## [Problem]
Extract each line of the data and write it out again exactly.
--------------------------------
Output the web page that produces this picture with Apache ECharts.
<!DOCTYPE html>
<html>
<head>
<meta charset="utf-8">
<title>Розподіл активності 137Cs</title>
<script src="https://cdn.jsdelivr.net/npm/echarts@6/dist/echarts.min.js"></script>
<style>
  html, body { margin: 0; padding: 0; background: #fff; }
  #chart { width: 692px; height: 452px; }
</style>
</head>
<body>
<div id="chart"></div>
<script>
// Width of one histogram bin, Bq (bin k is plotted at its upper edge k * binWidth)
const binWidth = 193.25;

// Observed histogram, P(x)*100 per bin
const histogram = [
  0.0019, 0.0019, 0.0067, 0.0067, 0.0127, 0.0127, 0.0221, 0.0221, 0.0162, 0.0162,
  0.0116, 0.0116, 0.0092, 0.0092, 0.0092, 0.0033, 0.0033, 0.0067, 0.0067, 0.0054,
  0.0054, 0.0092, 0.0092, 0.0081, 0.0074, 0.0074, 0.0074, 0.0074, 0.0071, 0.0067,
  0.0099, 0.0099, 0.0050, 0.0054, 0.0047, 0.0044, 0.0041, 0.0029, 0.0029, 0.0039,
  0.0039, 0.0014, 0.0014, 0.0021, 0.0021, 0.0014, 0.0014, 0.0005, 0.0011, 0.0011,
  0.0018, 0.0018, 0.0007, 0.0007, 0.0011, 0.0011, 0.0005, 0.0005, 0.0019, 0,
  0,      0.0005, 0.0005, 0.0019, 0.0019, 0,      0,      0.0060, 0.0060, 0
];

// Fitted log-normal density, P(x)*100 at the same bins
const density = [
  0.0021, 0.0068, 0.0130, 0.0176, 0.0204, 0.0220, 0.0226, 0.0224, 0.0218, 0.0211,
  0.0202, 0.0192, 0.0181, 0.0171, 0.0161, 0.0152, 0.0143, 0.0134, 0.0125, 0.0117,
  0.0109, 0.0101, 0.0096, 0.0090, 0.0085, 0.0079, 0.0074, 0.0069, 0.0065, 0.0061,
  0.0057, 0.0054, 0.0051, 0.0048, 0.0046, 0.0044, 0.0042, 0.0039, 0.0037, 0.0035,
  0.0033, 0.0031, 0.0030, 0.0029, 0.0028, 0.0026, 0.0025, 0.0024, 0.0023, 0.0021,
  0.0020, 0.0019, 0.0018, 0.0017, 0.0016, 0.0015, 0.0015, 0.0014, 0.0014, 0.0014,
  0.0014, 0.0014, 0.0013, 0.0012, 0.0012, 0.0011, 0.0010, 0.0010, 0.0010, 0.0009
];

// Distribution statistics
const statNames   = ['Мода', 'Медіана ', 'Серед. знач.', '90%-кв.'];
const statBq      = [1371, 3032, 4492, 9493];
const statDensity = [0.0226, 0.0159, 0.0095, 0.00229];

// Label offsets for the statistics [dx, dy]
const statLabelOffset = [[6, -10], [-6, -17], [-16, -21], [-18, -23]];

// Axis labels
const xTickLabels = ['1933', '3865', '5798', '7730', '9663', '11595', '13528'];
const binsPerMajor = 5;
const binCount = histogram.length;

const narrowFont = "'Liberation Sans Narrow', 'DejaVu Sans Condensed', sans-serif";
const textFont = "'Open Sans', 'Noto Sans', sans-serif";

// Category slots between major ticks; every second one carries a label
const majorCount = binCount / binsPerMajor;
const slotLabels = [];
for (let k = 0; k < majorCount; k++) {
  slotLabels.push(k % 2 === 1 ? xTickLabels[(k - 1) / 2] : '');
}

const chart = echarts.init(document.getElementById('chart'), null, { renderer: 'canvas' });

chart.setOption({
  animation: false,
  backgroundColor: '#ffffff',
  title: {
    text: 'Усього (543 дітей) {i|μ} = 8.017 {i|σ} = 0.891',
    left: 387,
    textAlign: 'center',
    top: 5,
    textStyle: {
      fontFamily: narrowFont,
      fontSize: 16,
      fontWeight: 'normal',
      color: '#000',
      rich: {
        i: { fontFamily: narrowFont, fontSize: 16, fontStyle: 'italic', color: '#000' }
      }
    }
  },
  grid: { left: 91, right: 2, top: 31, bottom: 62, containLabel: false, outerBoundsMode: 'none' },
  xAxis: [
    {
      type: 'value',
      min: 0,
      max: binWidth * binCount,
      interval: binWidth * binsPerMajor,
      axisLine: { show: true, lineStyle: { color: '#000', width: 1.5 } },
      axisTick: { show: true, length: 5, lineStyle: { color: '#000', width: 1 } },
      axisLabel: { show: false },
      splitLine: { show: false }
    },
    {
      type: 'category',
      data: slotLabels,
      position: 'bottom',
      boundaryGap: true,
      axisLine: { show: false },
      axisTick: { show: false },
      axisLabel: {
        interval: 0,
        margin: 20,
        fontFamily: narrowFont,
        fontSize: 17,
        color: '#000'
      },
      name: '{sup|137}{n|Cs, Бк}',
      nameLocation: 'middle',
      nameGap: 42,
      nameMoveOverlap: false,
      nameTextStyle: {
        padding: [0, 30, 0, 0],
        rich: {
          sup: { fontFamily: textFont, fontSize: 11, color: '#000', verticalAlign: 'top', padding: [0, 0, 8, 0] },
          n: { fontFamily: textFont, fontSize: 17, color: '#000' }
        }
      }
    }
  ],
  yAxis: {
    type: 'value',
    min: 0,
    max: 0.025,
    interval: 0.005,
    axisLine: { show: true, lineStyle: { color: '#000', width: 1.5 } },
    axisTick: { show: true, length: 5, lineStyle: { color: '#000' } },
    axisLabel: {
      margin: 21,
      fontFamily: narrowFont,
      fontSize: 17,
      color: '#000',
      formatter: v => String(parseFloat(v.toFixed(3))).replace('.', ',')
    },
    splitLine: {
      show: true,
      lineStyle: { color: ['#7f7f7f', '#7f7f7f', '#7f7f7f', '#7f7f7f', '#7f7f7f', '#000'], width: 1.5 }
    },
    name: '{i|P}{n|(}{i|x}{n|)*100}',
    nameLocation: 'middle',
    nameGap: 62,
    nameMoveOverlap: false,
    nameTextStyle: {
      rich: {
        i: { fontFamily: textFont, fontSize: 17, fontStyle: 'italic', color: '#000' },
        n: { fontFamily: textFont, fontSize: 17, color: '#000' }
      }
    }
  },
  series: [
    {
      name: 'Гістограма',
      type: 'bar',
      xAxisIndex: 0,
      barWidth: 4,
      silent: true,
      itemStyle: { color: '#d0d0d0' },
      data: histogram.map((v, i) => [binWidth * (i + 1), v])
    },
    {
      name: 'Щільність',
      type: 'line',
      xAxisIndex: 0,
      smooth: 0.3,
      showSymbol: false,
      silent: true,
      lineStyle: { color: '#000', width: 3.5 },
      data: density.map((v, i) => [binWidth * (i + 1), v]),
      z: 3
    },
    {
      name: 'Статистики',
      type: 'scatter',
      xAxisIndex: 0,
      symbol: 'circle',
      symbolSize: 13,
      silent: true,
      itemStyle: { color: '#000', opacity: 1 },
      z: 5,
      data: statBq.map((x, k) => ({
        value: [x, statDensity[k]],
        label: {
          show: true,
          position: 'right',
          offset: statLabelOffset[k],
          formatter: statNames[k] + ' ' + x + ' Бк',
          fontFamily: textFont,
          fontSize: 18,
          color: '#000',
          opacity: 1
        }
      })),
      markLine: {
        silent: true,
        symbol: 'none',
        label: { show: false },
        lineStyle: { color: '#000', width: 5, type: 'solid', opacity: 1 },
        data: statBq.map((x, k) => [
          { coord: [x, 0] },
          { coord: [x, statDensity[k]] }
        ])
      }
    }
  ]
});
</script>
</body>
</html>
--------------------------------
## [Full answer]
Output the web page that produces this picture with Apache ECharts.
<!DOCTYPE html>
<html>
<head>
<meta charset="utf-8">
<title>Розподіл активності 137Cs</title>
<script src="https://cdn.jsdelivr.net/npm/echarts@6/dist/echarts.min.js"></script>
<style>
  html, body { margin: 0; padding: 0; background: #fff; }
  #chart { width: 692px; height: 452px; }
</style>
</head>
<body>
<div id="chart"></div>
<script>
// Width of one histogram bin, Bq (bin k is plotted at its upper edge k * binWidth)
const binWidth = 193.25;

// Observed histogram, P(x)*100 per bin
const histogram = [
  0.0019, 0.0019, 0.0067, 0.0067, 0.0127, 0.0127, 0.0221, 0.0221, 0.0162, 0.0162,
  0.0116, 0.0116, 0.0092, 0.0092, 0.0092, 0.0033, 0.0033, 0.0067, 0.0067, 0.0054,
  0.0054, 0.0092, 0.0092, 0.0081, 0.0074, 0.0074, 0.0074, 0.0074, 0.0071, 0.0067,
  0.0099, 0.0099, 0.0050, 0.0054, 0.0047, 0.0044, 0.0041, 0.0029, 0.0029, 0.0039,
  0.0039, 0.0014, 0.0014, 0.0021, 0.0021, 0.0014, 0.0014, 0.0005, 0.0011, 0.0011,
  0.0018, 0.0018, 0.0007, 0.0007, 0.0011, 0.0011, 0.0005, 0.0005, 0.0019, 0,
  0,      0.0005, 0.0005, 0.0019, 0.0019, 0,      0,      0.0060, 0.0060, 0
];

// Fitted log-normal density, P(x)*100 at the same bins
const density = [
  0.0021, 0.0068, 0.0130, 0.0176, 0.0204, 0.0220, 0.0226, 0.0224, 0.0218, 0.0211,
  0.0202, 0.0192, 0.0181, 0.0171, 0.0161, 0.0152, 0.0143, 0.0134, 0.0125, 0.0117,
  0.0109, 0.0101, 0.0096, 0.0090, 0.0085, 0.0079, 0.0074, 0.0069, 0.0065, 0.0061,
  0.0057, 0.0054, 0.0051, 0.0048, 0.0046, 0.0044, 0.0042, 0.0039, 0.0037, 0.0035,
  0.0033, 0.0031, 0.0030, 0.0029, 0.0028, 0.0026, 0.0025, 0.0024, 0.0023, 0.0021,
  0.0020, 0.0019, 0.0018, 0.0017, 0.0016, 0.0015, 0.0015, 0.0014, 0.0014, 0.0014,
  0.0014, 0.0014, 0.0013, 0.0012, 0.0012, 0.0011, 0.0010, 0.0010, 0.0010, 0.0009
];

// Distribution statistics
const statNames   = ['Мода', 'Медіана ', 'Серед. знач.', '90%-кв.'];
const statBq      = [1371, 3032, 4492, 9493];
const statDensity = [0.0226, 0.0159, 0.0095, 0.00229];

// Label offsets for the statistics [dx, dy]
const statLabelOffset = [[6, -10], [-6, -17], [-16, -21], [-18, -23]];

// Axis labels
const xTickLabels = ['1933', '3865', '5798', '7730', '9663', '11595', '13528'];
const binsPerMajor = 5;
const binCount = histogram.length;

const narrowFont = "'Liberation Sans Narrow', 'DejaVu Sans Condensed', sans-serif";
const textFont = "'Open Sans', 'Noto Sans', sans-serif";

// Category slots between major ticks; every second one carries a label
const majorCount = binCount / binsPerMajor;
const slotLabels = [];
for (let k = 0; k < majorCount; k++) {
  slotLabels.push(k % 2 === 1 ? xTickLabels[(k - 1) / 2] : '');
}

const chart = echarts.init(document.getElementById('chart'), null, { renderer: 'canvas' });

chart.setOption({
  animation: false,
  backgroundColor: '#ffffff',
  title: {
    text: 'Усього (543 дітей) {i|μ} = 8.017 {i|σ} = 0.891',
    left: 387,
    textAlign: 'center',
    top: 5,
    textStyle: {
      fontFamily: narrowFont,
      fontSize: 16,
      fontWeight: 'normal',
      color: '#000',
      rich: {
        i: { fontFamily: narrowFont, fontSize: 16, fontStyle: 'italic', color: '#000' }
      }
    }
  },
  grid: { left: 91, right: 2, top: 31, bottom: 62, containLabel: false, outerBoundsMode: 'none' },
  xAxis: [
    {
      type: 'value',
      min: 0,
      max: binWidth * binCount,
      interval: binWidth * binsPerMajor,
      axisLine: { show: true, lineStyle: { color: '#000', width: 1.5 } },
      axisTick: { show: true, length: 5, lineStyle: { color: '#000', width: 1 } },
      axisLabel: { show: false },
      splitLine: { show: false }
    },
    {
      type: 'category',
      data: slotLabels,
      position: 'bottom',
      boundaryGap: true,
      axisLine: { show: false },
      axisTick: { show: false },
      axisLabel: {
        interval: 0,
        margin: 20,
        fontFamily: narrowFont,
        fontSize: 17,
        color: '#000'
      },
      name: '{sup|137}{n|Cs, Бк}',
      nameLocation: 'middle',
      nameGap: 42,
      nameMoveOverlap: false,
      nameTextStyle: {
        padding: [0, 30, 0, 0],
        rich: {
          sup: { fontFamily: textFont, fontSize: 11, color: '#000', verticalAlign: 'top', padding: [0, 0, 8, 0] },
          n: { fontFamily: textFont, fontSize: 17, color: '#000' }
        }
      }
    }
  ],
  yAxis: {
    type: 'value',
    min: 0,
    max: 0.025,
    interval: 0.005,
    axisLine: { show: true, lineStyle: { color: '#000', width: 1.5 } },
    axisTick: { show: true, length: 5, lineStyle: { color: '#000' } },
    axisLabel: {
      margin: 21,
      fontFamily: narrowFont,
      fontSize: 17,
      color: '#000',
      formatter: v => String(parseFloat(v.toFixed(3))).replace('.', ',')
    },
    splitLine: {
      show: true,
      lineStyle: { color: ['#7f7f7f', '#7f7f7f', '#7f7f7f', '#7f7f7f', '#7f7f7f', '#000'], width: 1.5 }
    },
    name: '{i|P}{n|(}{i|x}{n|)*100}',
    nameLocation: 'middle',
    nameGap: 62,
    nameMoveOverlap: false,
    nameTextStyle: {
      rich: {
        i: { fontFamily: textFont, fontSize: 17, fontStyle: 'italic', color: '#000' },
        n: { fontFamily: textFont, fontSize: 17, color: '#000' }
      }
    }
  },
  series: [
    {
      name: 'Гістограма',
      type: 'bar',
      xAxisIndex: 0,
      barWidth: 4,
      silent: true,
      itemStyle: { color: '#d0d0d0' },
      data: histogram.map((v, i) => [binWidth * (i + 1), v])
    },
    {
      name: 'Щільність',
      type: 'line',
      xAxisIndex: 0,
      smooth: 0.3,
      showSymbol: false,
      silent: true,
      lineStyle: { color: '#000', width: 3.5 },
      data: density.map((v, i) => [binWidth * (i + 1), v]),
      z: 3
    },
    {
      name: 'Статистики',
      type: 'scatter',
      xAxisIndex: 0,
      symbol: 'circle',
      symbolSize: 13,
      silent: true,
      itemStyle: { color: '#000', opacity: 1 },
      z: 5,
      data: statBq.map((x, k) => ({
        value: [x, statDensity[k]],
        label: {
          show: true,
          position: 'right',
          offset: statLabelOffset[k],
          formatter: statNames[k] + ' ' + x + ' Бк',
          fontFamily: textFont,
          fontSize: 18,
          color: '#000',
          opacity: 1
        }
      })),
      markLine: {
        silent: true,
        symbol: 'none',
        label: { show: false },
        lineStyle: { color: '#000', width: 5, type: 'solid', opacity: 1 },
        data: statBq.map((x, k) => [
          { coord: [x, 0] },
          { coord: [x, statDensity[k]] }
        ])
      }
    }
  ]
});
</script>
</body>
</html>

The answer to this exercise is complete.